I will say this—it took me by surprise. I’m not sure how I managed to forget that this year marks the twentieth since my high school graduation, but I did. Blame it on the busyness of my everyday, I suppose. I have so many gotta-do-this-now things to keep in my head that there isn’t much room for the it-can-waits. The thing about growing older is that time is no longer measured in days or weeks, but in years. I could once look back and see yesterday for what it truly was—the day before today. Now I look back and see that what I consider yesterday really happened ten years ago.
Yet there it is, a notice for my high school reunion.
And here I am, wondering if I will attend or not.
There were about a hundred students in my graduating class. Big, considering ours was a much smaller town then. I’d gone to school with the vast majority of them since the third grade, which means that during what many say are the most important years of a person’s life, they were my surrogate family. I fought with some of them, loved some of them, and shared my life with some of them.
And I grew up with all of them.
I suppose that’s why high school classmates continue to have such a hold on people years after they walk across a stage to take hold of that Get Out of Jail Free card known as the diploma. They were our first peers. By them we first tried to figure out who and what we were.
High school seems so important while we’re there; within those walls lays our entire world. Love and friendships are pledged to be never ending and strong enough to withstand any storm or circumstance.
Future plans are set in what we think is stone but is really sand.
Most of us have gone our separate ways, leaving this small town at the foot of the mountains to find paths that lead nowhere in particular but elsewhere in general. Most have moved on to cities. Others have moved on to other countries. Some have moved on from this life. I still see a few classmates around town every once in a while. We’ll chat and laugh and remember old times, and then we’ll part ways and return to our old lives until we both happen to get groceries or gas at the same time again.
Those people are memories to me. Nothing more.

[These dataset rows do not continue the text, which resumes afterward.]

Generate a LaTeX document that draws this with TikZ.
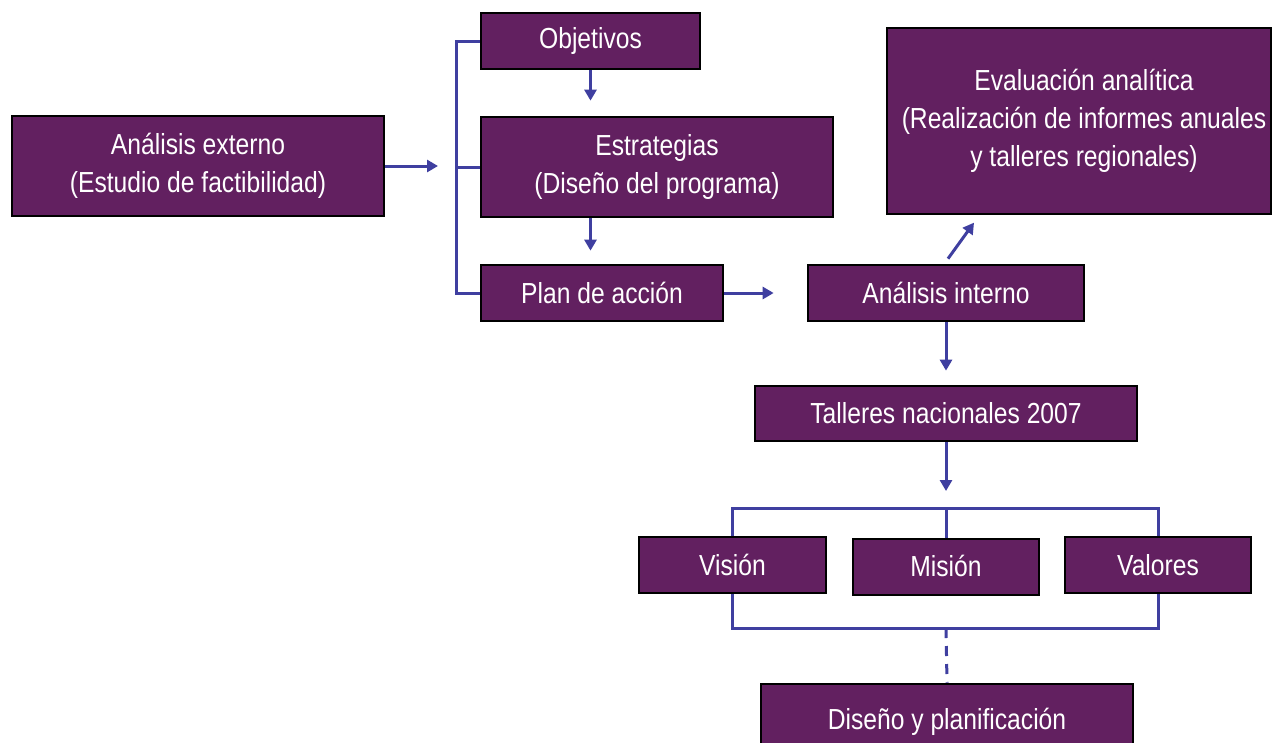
\documentclass[tikz,border=0pt]{standalone}
\usepackage{fontspec}
\setmainfont{Liberation Sans}[FakeStretch=0.85]
\usetikzlibrary{arrows.meta,calc}
\definecolor{boxfill}{HTML}{622060}
\definecolor{linkblue}{HTML}{3F3FA0}
\tikzset{
  box/.style={draw=black, line width=2.7pt, fill=boxfill, text=white, align=center,
    inner sep=0pt, font=\fontsize{29}{38}\selectfont},
  conn/.style={draw=linkblue, line width=3pt},
  arr/.style={conn, -{Triangle[length=11pt,width=12pt]}},
}
\begin{document}
\begin{tikzpicture}[x=1pt,y=-1pt]
\useasboundingbox (0,0) rectangle (1273,742);
\clip (0,0) rectangle (1273,742);
\fill[white] (0,0) rectangle (1273,742);
% nodes
\node[box, minimum width=372pt, minimum height=100pt] (ae) at (198,166) {Análisis externo\\(Estudio de factibilidad)};
\node[box, minimum width=219pt, minimum height=56pt] (obj) at (590.5,41) {Objetivos};
\node[box, minimum width=352pt, minimum height=100pt] (est) at (657,167) {Estrategias\\(Diseño del programa)};
\node[box, minimum width=242pt, minimum height=56pt] (plan) at (602,293) {Plan de acción};
\node[box, minimum width=276pt, minimum height=56pt] (ai) at (946,293) {Análisis interno};
\node[box, minimum width=384pt, minimum height=186pt] (ev) at (1079,121) {\hspace*{10pt}Evaluación analítica\\\hspace*{10pt}(Realización de informes anuales\\\hspace*{10pt}y talleres regionales)};
\node[box, minimum width=382pt, minimum height=55pt] (tal) at (946,413.5) {Talleres nacionales 2007};
\node[box, minimum width=187pt, minimum height=56pt] (vis) at (732.5,565) {Visión};
\node[box, minimum width=186pt, minimum height=56pt] (mis) at (946,567) {\raisebox{2pt}{Misión}};
\node[box, minimum width=186pt, minimum height=56pt] (val) at (1158,565) {Valores};
\node[box, minimum width=372pt, minimum height=92pt, text depth=0pt] (dis) at (947,730) {\raisebox{23pt}{Diseño y planificación}};
% coordinates
\coordinate (bk) at (456,166);
\coordinate (tb) at (946,508);
\coordinate (bb) at (946,628);
% connectors
\draw[arr, shorten >=18pt] (ae.east) -- (bk);
\draw[conn] (obj.west) -- (obj.west -| bk) |- (plan.west);
\draw[conn] (est.west) -- (est.west -| bk);
\draw[arr, shorten >=15pt] (obj.south) -- (obj.south |- est.north);
\draw[arr, shorten >=13pt] (obj.south |- est.south) -- (obj.south |- plan.north);
\draw[arr, shorten >=33pt] (plan.east) -- (ai.west);
\draw[arr] ($(ai.north)+(2,-5)$) -- ($(ai.north)+(28,-41)$);
\draw[arr, shorten >=14pt] (ai.south) -- (tal.north);
\draw[arr, shorten >=17pt] (tal.south) -- (tb);
\draw[conn] (vis.north) |- (tb) -| (val.north);
\draw[conn] (mis.north) -- (tb);
\draw[conn] (vis.south) |- (bb) -| (val.south);
\draw[conn, dash pattern=on 10pt off 8pt] (bb) -- (dis.north);
\end{tikzpicture}
\end{document}
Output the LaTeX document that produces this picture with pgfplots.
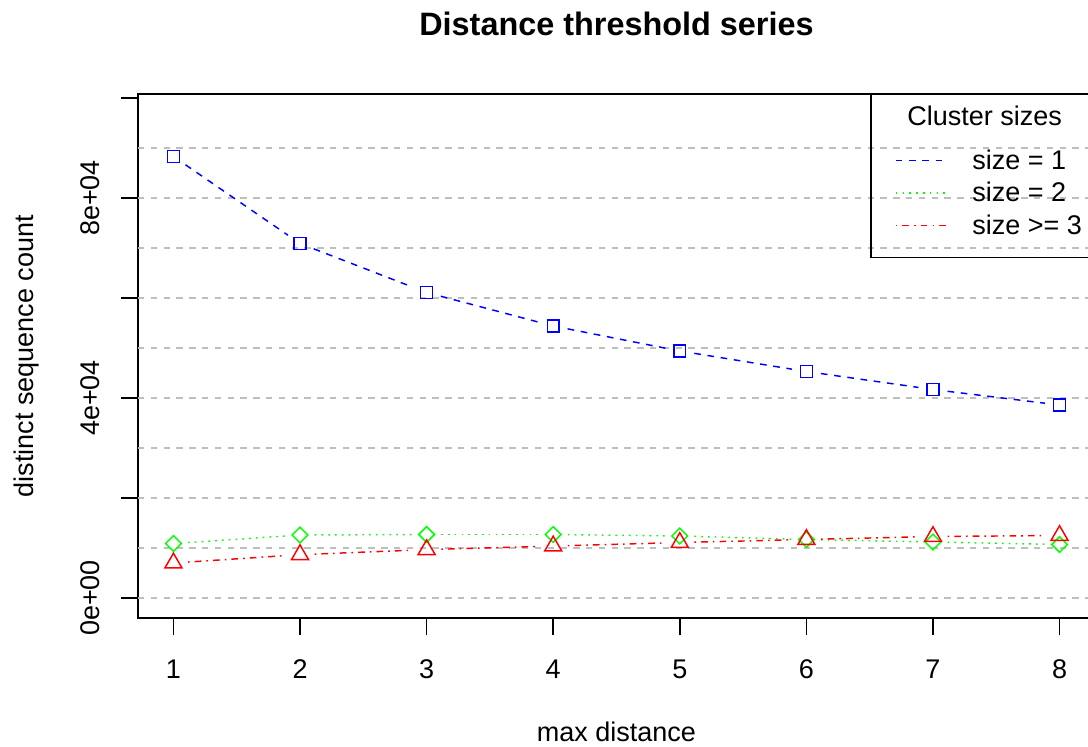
\documentclass[border=0pt]{standalone}
\usepackage{fontspec}
\setmainfont{Liberation Sans}
\usepackage{pgfplots}
\usepackage{pgfplotstable}
\pgfplotsset{compat=1.18}
\definecolor{gridgray}{RGB}{190,190,190}
\definecolor{rblue}{RGB}{0,0,255}
\definecolor{rgreen}{RGB}{0,255,0}
\definecolor{rred}{RGB}{255,0,0}
\newcommand\fs{\fontsize{20.25}{24.3}\selectfont}
\pgfplotstableread{
x y
1 88300
2 70900
3 61100
4 54400
5 49400
6 45300
7 41700
8 38600
}\tblue
\pgfplotstableread{
x y
1 10900
2 12600
3 12700
4 12700
5 12400
6 11700
7 11200
8 10700
}\tgreen
\pgfplotstableread{
x y
1 7000
2 8670
3 9670
4 10400
5 11100
6 11700
7 12300
8 12500
}\tred
% line segments with gaps around the points (R type "b")
\newcommand\segs[2]{%
  \addplot[#1, restrict x to domain=1:2] table {#2};
  \addplot[#1, restrict x to domain=2:3] table {#2};
  \addplot[#1, restrict x to domain=3:4] table {#2};
  \addplot[#1, restrict x to domain=4:5] table {#2};
  \addplot[#1, restrict x to domain=5:6] table {#2};
  \addplot[#1, restrict x to domain=6:7] table {#2};
  \addplot[#1, restrict x to domain=7:8] table {#2};
}
\tikzset{
  bstyle/.style={rblue, line width=1.1pt, dash pattern=on 5pt off 5pt},
  gstyle/.style={rgreen, line width=1.1pt, dash pattern=on 1.2pt off 3.9pt},
  rstyle/.style={rred, line width=1.1pt, dash pattern=on 1.2pt off 3.8pt on 5pt off 3.8pt},
}
\begin{document}
\begin{tikzpicture}
\path[use as bounding box] (-103.5pt,-96pt) rectangle (712.5pt,463.5pt);
\begin{axis}[
  at={(0,0)}, anchor=south west,
  scale only axis, width=717.75pt, height=393pt,
  xmin=0.72, xmax=8.28, ymin=-4000, ymax=100800,
  axis line style={line width=1.1pt},
  tick style={line width=1.1pt, black},
  tick align=outside, major tick length=12.75pt,
  tick pos=left,
  xtick={1,2,3,4,5,6,7,8}, xticklabels={1,2,3,4,5,6,7,8},
  ytick={0,20000,40000,60000,80000,100000},
  yticklabels={0e+00,,4e+04,,8e+04,},
  scaled y ticks=false,
  tick label style={font=\fs},
  xticklabel style={anchor=base, yshift=-32.25pt},
  yticklabel style={xshift=-16.25pt, rotate=90, anchor=base},
  extra y ticks={0,10000,20000,30000,40000,50000,60000,70000,80000,90000},
  extra y tick labels={},
  extra y tick style={grid=major, major tick length=0pt},
  major grid style={gridgray, line width=1pt, dash pattern=on 4.8pt off 4.8pt},
  title={Distance threshold series},
  every axis title/.style={at={(axis description cs:0.5,1.1113)}, anchor=base, font=\fontsize{24.3}{29}\selectfont\bfseries},
  xlabel={max distance},
  every axis x label/.style={at={(axis description cs:0.5,-0.236)}, anchor=base, font=\fs},
  ylabel={distinct sequence count},
  every axis y label/.style={at={(axis description cs:-0.1094,0.5)}, rotate=90, anchor=base, font=\fs},
  legend cell align=left,
  legend style={at={(axis description cs:0.7659,1)}, anchor=north west, line width=1.1pt, fill=none,
    inner xsep=18pt, inner ysep=11.75pt, outer sep=0pt, column sep=19.5pt, row sep=0pt,
    nodes={inner sep=0pt, font=\fs, text height=19pt, text depth=5.5pt}},
  legend image code/.code={\draw[#1, line width=1.1pt] (0pt,0pt) -- (37.5pt,0pt);},
]
\addlegendimage{empty legend}
\addlegendentry[text height=12.05pt, text depth=13.7pt]{\hspace*{-48.75pt}Cluster sizes}
\addlegendimage{bstyle}
\addlegendentry{size = 1}
\addlegendimage{gstyle}
\addlegendentry{size = 2}
\addlegendimage{rstyle}
\addlegendentry{size >= 3}

\segs{bstyle, forget plot, shorten <=11pt, shorten >=11pt}{\tblue}
\addplot[rblue, line width=1.1pt, only marks, mark=square, mark size=4.4pt, forget plot] table {\tblue};

\segs{gstyle, forget plot, shorten <=11pt, shorten >=11pt}{\tgreen}
\addplot[rgreen, line width=1.1pt, only marks, mark=square, mark size=4.16pt, mark options={rotate=45}, forget plot] table {\tgreen};

\segs{rstyle, forget plot, shorten <=11pt, shorten >=11pt}{\tred}
\addplot[rred, line width=1.1pt, only marks, mark=triangle, mark size=7.36pt, forget plot] table {\tred};
\end{axis}
\end{tikzpicture}
\end{document}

Whispers of a life I once had and don’t really care to remember. I am nostalgic, but not for my teenage years.
But honestly, between you and me? That’s not why I’m waffling about going. The real reason is that even though I haven’t seen most of them in two decades and even though I hated high school, what they think of me somehow still seems to matter. A lot.
And I bet I’m not the only one.
I bet right now there are more than one of my former classmates pondering the very questions I am right now—Should I go? What does it matter? Why does it matter?
That first question is still up in the air. Those last two, though? I think I have answers to those.
It isn’t the prospect of seeing them. That doesn’t bother me. What bothers me is that along the highways of my life I have run upon this signpost, one that doesn’t tell me how far I have yet to go, but how far I’ve come.
Because in our own unique ways, our high school classmates are all prodigal sons and daughters who have left and vowed not to return until they’ve made something of themselves.
And so my question is this—What have I made of myself?
It’s a subject I’ll ponder before I decide if I’ll attend and after I ponder another, more important one—Why have I waited twenty years to ask myself that question?